Financing Power: Impacts of Energy Policies in Changing Regulatory Environments.

Date01 July 2021
AuthorMay, Nils
  1. INTRODUCTION

    The rising share of capital-intensive assets increases the importance of financing costs for the total costs in power systems. In particular, this applies to renewable energies, as opposed to coal and gas power plants, because the costs of renewable energy deployment are, to a large extent, driven by the capital costs used to finance these assets. Bloomberg New Energy Finance (2017) project investments of $7.3 trillion into wind and solar power between 2017 and 2040, as well as an estimated further $5.3 trillion in order to achieve the goal of keeping the global temperature increase below two degrees.

    The financing costs depend on the risks faced by investors, which hinge on the regulatory framework. On the one hand, regulation impacts the mere risk allocation; for example, regarding project performance, which is usually best left with investors to avoid adverse incentives.
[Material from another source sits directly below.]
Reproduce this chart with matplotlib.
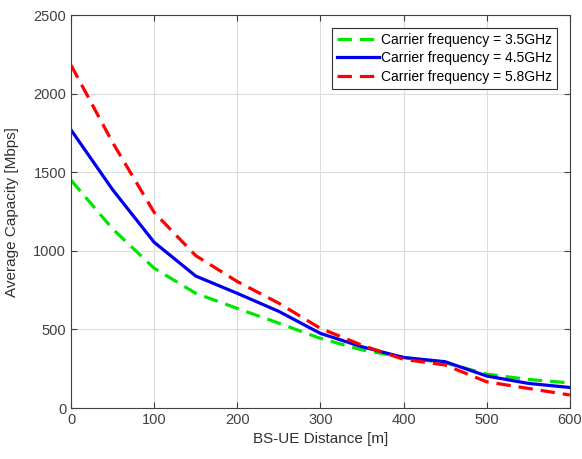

On the other hand, the regulatory framework can also induce risks, for instance, linked to uncertain policy developments, or it can eliminate risks, e.g. by facilitating contracts between parties with complementary exposure. The regulatory regime can have two main impacts on financing risks: regulatory risks and market risks.

    First, regulatory risks arise due to uncertainty about the future revenues provided by support policies like feed-in tariffs, sliding premia, and green certificate schemes. The policy design may shift regulatory risk between parties, but where policy risk can be avoided altogether, policies can reduce, rather than shift, overall deployment costs. The deployment costs define how far investments into renewable energies are made and, for example, how high carbon prices need to be in order to facilitate the transition to renewable energies (Hirth and Steckel, 2016).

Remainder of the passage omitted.